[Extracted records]
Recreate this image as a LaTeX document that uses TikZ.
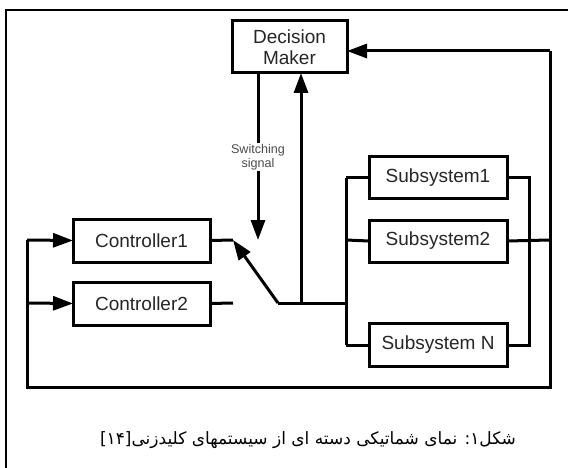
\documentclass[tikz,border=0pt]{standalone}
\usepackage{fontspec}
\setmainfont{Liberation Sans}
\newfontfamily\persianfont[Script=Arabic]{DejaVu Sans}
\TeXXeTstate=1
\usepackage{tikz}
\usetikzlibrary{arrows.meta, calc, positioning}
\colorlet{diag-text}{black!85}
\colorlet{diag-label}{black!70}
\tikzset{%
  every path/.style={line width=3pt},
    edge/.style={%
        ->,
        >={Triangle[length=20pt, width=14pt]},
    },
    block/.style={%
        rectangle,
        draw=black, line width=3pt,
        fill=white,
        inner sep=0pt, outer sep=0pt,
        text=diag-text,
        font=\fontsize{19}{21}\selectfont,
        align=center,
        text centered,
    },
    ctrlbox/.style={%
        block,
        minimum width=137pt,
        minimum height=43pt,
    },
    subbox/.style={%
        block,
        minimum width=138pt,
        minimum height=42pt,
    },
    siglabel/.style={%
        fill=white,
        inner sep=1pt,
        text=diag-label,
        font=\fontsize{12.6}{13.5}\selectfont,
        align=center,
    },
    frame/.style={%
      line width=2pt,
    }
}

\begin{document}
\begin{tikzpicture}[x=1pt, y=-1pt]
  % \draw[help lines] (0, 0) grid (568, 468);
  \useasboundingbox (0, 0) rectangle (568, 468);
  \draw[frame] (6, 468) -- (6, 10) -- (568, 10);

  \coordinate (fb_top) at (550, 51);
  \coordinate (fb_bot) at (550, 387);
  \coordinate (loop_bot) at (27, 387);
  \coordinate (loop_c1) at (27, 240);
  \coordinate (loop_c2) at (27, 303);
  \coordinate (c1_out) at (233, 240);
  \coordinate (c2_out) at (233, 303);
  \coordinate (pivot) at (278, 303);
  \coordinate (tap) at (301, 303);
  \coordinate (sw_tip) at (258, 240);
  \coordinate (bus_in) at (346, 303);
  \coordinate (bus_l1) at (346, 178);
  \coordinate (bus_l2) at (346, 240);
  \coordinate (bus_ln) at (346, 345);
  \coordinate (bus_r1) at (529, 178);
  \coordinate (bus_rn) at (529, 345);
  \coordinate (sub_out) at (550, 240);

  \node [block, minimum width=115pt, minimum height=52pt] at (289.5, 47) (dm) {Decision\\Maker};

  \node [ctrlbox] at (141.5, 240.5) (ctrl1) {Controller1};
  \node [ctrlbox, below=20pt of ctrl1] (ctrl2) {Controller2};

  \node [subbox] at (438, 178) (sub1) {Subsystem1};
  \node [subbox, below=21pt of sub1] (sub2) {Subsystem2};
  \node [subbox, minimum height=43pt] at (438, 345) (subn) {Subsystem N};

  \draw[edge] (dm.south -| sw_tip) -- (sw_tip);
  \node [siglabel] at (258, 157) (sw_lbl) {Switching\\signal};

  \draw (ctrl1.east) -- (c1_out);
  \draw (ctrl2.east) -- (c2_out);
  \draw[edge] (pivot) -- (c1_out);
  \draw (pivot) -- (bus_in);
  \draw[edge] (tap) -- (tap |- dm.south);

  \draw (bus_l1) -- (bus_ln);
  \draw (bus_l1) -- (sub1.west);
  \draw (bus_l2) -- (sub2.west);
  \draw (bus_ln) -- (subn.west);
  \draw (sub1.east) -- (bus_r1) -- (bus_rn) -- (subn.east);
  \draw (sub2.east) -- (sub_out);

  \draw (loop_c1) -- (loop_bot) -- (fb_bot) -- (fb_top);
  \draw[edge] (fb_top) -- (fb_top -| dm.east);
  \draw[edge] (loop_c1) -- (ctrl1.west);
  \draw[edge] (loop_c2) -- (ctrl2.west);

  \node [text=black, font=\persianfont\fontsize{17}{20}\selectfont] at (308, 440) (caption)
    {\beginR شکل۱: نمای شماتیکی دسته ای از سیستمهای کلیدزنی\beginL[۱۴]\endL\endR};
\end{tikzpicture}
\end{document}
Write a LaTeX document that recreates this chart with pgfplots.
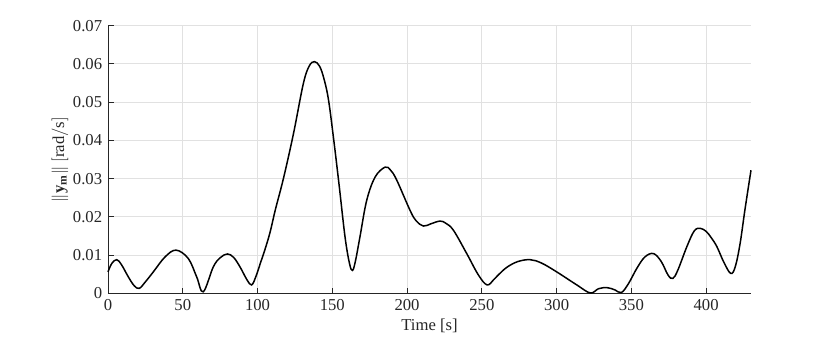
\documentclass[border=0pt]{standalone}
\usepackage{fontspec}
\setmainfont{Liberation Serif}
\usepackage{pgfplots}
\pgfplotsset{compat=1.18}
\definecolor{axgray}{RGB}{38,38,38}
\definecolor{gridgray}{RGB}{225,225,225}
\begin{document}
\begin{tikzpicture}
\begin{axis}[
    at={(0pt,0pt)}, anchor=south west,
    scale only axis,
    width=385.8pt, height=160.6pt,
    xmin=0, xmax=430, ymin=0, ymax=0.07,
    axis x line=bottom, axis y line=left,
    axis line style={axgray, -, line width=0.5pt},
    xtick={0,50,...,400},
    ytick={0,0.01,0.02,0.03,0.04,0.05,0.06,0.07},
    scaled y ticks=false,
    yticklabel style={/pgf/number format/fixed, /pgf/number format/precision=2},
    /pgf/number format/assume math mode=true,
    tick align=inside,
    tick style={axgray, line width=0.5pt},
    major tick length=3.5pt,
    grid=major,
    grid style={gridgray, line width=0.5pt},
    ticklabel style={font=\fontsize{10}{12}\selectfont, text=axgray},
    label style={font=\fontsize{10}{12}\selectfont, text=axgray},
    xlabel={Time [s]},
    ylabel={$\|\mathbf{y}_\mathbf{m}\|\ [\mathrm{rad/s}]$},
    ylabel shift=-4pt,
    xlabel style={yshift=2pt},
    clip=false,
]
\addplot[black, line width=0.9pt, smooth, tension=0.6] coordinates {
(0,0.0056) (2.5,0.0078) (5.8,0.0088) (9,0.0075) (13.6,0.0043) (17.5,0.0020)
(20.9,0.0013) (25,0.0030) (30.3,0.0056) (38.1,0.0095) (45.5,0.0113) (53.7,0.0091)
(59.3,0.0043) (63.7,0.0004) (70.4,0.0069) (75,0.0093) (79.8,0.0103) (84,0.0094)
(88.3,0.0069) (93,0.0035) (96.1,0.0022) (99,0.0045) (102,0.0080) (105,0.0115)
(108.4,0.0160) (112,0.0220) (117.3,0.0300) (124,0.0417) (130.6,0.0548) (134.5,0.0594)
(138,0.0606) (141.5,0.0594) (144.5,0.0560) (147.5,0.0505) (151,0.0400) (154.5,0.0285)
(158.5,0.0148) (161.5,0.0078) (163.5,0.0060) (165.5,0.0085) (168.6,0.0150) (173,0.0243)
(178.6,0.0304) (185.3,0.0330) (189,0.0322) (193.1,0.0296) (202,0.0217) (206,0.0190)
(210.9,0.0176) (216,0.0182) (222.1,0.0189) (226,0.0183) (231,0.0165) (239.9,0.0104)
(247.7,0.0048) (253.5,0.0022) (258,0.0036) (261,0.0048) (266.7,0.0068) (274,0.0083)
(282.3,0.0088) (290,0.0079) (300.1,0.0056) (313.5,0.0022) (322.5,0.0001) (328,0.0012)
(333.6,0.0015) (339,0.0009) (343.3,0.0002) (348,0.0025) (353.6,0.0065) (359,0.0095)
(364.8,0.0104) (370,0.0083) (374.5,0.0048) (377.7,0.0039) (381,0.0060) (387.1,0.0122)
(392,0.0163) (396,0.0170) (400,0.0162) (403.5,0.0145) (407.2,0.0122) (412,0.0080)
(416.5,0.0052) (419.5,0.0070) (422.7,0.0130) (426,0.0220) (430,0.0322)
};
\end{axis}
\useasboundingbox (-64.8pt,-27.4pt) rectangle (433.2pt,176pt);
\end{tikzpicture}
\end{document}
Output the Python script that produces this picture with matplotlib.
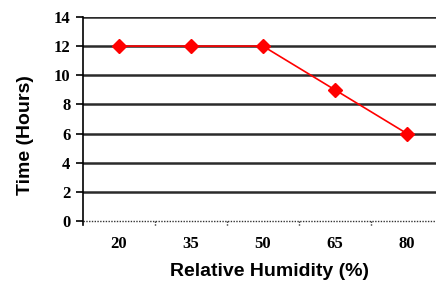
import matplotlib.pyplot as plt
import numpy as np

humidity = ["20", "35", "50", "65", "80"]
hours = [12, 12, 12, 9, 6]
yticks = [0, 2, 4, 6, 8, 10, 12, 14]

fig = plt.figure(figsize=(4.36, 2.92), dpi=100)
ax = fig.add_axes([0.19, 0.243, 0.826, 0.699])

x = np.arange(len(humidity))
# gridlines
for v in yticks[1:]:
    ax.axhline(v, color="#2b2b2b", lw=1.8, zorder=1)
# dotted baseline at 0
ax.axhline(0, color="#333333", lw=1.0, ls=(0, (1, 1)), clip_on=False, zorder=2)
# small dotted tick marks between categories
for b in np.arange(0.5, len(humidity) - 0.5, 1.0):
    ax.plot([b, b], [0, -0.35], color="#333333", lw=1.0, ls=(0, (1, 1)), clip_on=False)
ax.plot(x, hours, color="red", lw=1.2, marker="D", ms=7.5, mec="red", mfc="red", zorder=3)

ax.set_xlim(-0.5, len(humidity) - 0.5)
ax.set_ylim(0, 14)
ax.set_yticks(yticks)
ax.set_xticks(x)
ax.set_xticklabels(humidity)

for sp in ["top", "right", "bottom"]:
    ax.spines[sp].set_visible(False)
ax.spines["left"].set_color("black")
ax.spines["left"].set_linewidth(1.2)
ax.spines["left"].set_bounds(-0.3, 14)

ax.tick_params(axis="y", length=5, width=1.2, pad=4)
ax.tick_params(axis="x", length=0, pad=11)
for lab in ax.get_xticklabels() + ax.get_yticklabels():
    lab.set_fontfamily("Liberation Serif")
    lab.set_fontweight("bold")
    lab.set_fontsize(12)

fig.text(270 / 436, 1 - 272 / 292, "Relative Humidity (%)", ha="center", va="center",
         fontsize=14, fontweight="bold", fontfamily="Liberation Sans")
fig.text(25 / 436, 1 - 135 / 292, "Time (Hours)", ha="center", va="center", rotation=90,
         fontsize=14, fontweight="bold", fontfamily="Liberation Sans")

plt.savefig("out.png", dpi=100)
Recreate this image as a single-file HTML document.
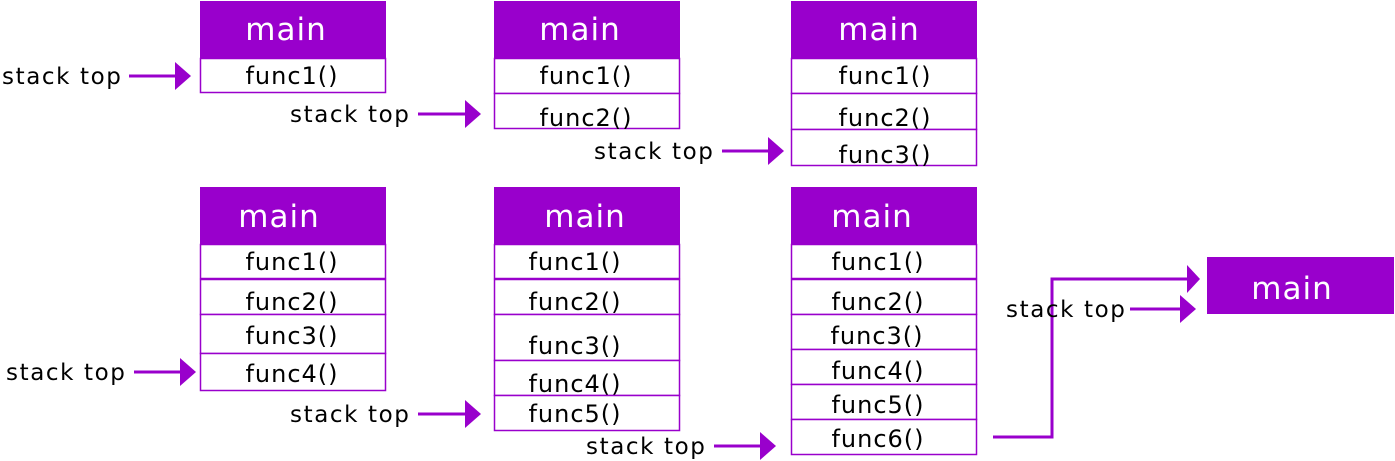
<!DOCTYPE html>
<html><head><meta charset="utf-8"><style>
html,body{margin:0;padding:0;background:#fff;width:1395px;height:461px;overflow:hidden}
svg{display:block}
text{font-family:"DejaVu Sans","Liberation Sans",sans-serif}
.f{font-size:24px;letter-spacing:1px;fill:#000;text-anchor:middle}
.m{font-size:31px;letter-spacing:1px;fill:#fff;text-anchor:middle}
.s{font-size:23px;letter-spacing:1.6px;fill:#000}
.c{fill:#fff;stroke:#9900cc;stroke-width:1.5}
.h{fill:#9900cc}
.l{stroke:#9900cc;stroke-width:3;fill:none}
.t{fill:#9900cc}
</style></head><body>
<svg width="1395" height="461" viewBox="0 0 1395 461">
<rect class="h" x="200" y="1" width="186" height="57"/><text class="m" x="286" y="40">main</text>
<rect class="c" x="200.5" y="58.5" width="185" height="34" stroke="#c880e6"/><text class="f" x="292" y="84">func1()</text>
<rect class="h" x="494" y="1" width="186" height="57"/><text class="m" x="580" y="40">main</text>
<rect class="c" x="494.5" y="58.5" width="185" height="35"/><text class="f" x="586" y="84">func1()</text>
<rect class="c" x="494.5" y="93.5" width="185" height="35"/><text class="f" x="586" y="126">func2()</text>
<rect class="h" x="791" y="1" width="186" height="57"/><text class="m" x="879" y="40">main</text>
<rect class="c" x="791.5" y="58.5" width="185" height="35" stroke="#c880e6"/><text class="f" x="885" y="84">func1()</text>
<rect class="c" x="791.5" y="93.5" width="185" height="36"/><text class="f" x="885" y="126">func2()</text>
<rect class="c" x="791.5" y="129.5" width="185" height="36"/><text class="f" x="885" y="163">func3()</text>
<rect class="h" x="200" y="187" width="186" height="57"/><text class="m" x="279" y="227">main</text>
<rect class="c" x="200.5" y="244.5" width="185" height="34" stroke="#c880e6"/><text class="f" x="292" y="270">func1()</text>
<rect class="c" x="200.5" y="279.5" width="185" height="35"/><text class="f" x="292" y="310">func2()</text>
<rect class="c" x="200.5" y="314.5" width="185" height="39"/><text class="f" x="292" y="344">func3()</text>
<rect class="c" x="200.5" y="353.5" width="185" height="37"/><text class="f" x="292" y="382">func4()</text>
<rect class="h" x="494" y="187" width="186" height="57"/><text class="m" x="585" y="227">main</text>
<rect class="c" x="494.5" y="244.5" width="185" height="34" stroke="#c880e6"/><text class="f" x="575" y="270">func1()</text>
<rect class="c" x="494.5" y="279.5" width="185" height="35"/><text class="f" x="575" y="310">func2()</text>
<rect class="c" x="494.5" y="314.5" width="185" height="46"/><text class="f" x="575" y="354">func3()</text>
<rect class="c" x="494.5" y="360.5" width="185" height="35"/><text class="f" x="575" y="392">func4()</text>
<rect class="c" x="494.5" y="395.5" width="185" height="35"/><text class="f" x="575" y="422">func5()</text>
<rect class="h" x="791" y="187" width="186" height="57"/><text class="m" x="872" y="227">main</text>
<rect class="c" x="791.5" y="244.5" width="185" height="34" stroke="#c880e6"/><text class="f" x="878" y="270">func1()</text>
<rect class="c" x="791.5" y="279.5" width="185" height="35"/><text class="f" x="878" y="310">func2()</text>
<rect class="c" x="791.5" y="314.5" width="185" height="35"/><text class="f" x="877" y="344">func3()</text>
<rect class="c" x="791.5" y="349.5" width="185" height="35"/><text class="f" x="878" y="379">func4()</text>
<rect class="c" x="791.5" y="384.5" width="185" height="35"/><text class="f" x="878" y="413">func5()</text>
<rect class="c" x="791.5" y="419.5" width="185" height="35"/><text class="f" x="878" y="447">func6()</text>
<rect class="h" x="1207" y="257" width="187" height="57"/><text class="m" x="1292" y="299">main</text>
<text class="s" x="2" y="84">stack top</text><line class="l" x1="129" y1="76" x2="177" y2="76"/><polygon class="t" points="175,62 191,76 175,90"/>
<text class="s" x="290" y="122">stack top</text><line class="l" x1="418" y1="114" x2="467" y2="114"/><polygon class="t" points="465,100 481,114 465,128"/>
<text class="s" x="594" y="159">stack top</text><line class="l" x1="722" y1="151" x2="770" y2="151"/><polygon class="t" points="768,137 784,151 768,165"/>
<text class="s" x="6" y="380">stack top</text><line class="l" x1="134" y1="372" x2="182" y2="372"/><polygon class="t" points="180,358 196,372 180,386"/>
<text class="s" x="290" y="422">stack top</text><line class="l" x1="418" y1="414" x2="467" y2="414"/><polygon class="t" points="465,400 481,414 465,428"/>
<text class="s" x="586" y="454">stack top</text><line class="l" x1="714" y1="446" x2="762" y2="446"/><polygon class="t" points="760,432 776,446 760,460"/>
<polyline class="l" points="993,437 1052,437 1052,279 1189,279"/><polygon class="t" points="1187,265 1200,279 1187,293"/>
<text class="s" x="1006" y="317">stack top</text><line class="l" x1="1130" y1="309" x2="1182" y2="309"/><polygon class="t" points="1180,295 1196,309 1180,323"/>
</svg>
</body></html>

WHAT YOU ARE ASKED TO DO: Take every line from the records above that has the word "this" and copy it.

EXERCISE RESULT:
Recreate this image as a LaTeX document that uses TikZ.
Write a LaTeX document that recreates this chart with pgfplots.
Output the Python script that produces this picture with matplotlib.
Recreate this image as a single-file HTML document.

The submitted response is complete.